Given instruction: Omit all pictures, then retype the data exactly as given.

Dataset section:
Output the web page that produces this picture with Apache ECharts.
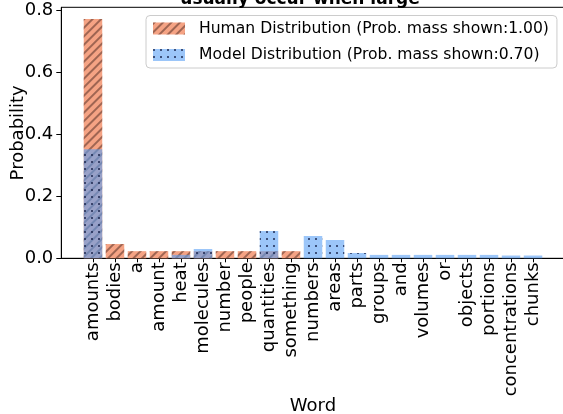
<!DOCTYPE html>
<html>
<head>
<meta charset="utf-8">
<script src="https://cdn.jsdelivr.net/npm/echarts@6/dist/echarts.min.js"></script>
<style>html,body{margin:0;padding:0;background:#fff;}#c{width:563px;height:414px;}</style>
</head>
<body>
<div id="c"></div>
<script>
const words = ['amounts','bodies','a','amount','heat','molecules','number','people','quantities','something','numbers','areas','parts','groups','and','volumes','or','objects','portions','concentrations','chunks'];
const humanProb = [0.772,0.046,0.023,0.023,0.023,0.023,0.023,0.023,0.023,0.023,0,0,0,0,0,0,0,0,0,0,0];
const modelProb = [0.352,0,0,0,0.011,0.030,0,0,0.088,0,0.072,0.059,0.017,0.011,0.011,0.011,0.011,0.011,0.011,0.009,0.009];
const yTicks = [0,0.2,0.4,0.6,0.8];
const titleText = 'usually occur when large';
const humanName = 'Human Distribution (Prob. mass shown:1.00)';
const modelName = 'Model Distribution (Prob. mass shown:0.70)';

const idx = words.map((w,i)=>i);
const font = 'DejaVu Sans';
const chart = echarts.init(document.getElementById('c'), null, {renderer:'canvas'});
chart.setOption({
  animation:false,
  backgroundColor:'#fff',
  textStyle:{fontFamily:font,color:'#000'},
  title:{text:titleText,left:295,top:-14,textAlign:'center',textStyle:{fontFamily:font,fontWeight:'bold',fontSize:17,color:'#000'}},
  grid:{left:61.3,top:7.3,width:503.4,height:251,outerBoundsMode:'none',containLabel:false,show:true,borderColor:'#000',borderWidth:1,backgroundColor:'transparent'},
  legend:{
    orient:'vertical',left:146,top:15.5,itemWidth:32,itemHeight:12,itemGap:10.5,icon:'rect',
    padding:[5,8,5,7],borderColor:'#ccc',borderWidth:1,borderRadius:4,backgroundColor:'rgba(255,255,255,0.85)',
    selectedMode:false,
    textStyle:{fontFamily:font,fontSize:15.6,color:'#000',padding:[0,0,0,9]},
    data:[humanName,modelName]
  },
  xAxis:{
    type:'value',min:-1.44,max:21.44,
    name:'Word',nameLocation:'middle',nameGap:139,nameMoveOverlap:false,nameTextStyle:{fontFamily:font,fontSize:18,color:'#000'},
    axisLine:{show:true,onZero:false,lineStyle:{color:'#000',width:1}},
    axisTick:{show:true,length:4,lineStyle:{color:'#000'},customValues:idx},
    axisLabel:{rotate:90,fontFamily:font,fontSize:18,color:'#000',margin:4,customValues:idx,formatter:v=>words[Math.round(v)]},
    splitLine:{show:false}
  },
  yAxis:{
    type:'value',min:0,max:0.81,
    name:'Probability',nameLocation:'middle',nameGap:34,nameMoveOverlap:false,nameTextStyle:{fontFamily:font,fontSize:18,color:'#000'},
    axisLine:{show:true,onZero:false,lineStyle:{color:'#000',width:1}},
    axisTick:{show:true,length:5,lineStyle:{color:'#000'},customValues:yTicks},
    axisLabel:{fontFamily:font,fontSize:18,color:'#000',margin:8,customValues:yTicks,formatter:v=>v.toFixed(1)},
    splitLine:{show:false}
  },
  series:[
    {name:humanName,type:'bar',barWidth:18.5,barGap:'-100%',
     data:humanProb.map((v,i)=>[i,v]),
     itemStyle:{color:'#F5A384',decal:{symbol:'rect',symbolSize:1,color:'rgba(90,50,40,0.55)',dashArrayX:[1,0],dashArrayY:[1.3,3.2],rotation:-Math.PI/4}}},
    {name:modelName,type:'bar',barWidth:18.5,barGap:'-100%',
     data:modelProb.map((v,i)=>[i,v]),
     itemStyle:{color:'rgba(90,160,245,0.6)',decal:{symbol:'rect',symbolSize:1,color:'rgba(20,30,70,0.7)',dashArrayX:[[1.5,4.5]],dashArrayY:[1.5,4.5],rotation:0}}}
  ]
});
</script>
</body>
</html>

Response to this task:
Output the web page that produces this picture with Apache ECharts.
<!DOCTYPE html>
<html>
<head>
<meta charset="utf-8">
<script src="https://cdn.jsdelivr.net/npm/echarts@6/dist/echarts.min.js"></script>
<style>html,body{margin:0;padding:0;background:#fff;}#c{width:563px;height:414px;}</style>
</head>
<body>
<div id="c"></div>
<script>
const words = ['amounts','bodies','a','amount','heat','molecules','number','people','quantities','something','numbers','areas','parts','groups','and','volumes','or','objects','portions','concentrations','chunks'];
const humanProb = [0.772,0.046,0.023,0.023,0.023,0.023,0.023,0.023,0.023,0.023,0,0,0,0,0,0,0,0,0,0,0];
const modelProb = [0.352,0,0,0,0.011,0.030,0,0,0.088,0,0.072,0.059,0.017,0.011,0.011,0.011,0.011,0.011,0.011,0.009,0.009];
const yTicks = [0,0.2,0.4,0.6,0.8];
const titleText = 'usually occur when large';
const humanName = 'Human Distribution (Prob. mass shown:1.00)';
const modelName = 'Model Distribution (Prob. mass shown:0.70)';

const idx = words.map((w,i)=>i);
const font = 'DejaVu Sans';
const chart = echarts.init(document.getElementById('c'), null, {renderer:'canvas'});
chart.setOption({
  animation:false,
  backgroundColor:'#fff',
  textStyle:{fontFamily:font,color:'#000'},
  title:{text:titleText,left:295,top:-14,textAlign:'center',textStyle:{fontFamily:font,fontWeight:'bold',fontSize:17,color:'#000'}},
  grid:{left:61.3,top:7.3,width:503.4,height:251,outerBoundsMode:'none',containLabel:false,show:true,borderColor:'#000',borderWidth:1,backgroundColor:'transparent'},
  legend:{
    orient:'vertical',left:146,top:15.5,itemWidth:32,itemHeight:12,itemGap:10.5,icon:'rect',
    padding:[5,8,5,7],borderColor:'#ccc',borderWidth:1,borderRadius:4,backgroundColor:'rgba(255,255,255,0.85)',
    selectedMode:false,
    textStyle:{fontFamily:font,fontSize:15.6,color:'#000',padding:[0,0,0,9]},
    data:[humanName,modelName]
  },
  xAxis:{
    type:'value',min:-1.44,max:21.44,
    name:'Word',nameLocation:'middle',nameGap:139,nameMoveOverlap:false,nameTextStyle:{fontFamily:font,fontSize:18,color:'#000'},
    axisLine:{show:true,onZero:false,lineStyle:{color:'#000',width:1}},
    axisTick:{show:true,length:4,lineStyle:{color:'#000'},customValues:idx},
    axisLabel:{rotate:90,fontFamily:font,fontSize:18,color:'#000',margin:4,customValues:idx,formatter:v=>words[Math.round(v)]},
    splitLine:{show:false}
  },
  yAxis:{
    type:'value',min:0,max:0.81,
    name:'Probability',nameLocation:'middle',nameGap:34,nameMoveOverlap:false,nameTextStyle:{fontFamily:font,fontSize:18,color:'#000'},
    axisLine:{show:true,onZero:false,lineStyle:{color:'#000',width:1}},
    axisTick:{show:true,length:5,lineStyle:{color:'#000'},customValues:yTicks},
    axisLabel:{fontFamily:font,fontSize:18,color:'#000',margin:8,customValues:yTicks,formatter:v=>v.toFixed(1)},
    splitLine:{show:false}
  },
  series:[
    {name:humanName,type:'bar',barWidth:18.5,barGap:'-100%',
     data:humanProb.map((v,i)=>[i,v]),
     itemStyle:{color:'#F5A384',decal:{symbol:'rect',symbolSize:1,color:'rgba(90,50,40,0.55)',dashArrayX:[1,0],dashArrayY:[1.3,3.2],rotation:-Math.PI/4}}},
    {name:modelName,type:'bar',barWidth:18.5,barGap:'-100%',
     data:modelProb.map((v,i)=>[i,v]),
     itemStyle:{color:'rgba(90,160,245,0.6)',decal:{symbol:'rect',symbolSize:1,color:'rgba(20,30,70,0.7)',dashArrayX:[[1.5,4.5]],dashArrayY:[1.5,4.5],rotation:0}}}
  ]
});
</script>
</body>
</html>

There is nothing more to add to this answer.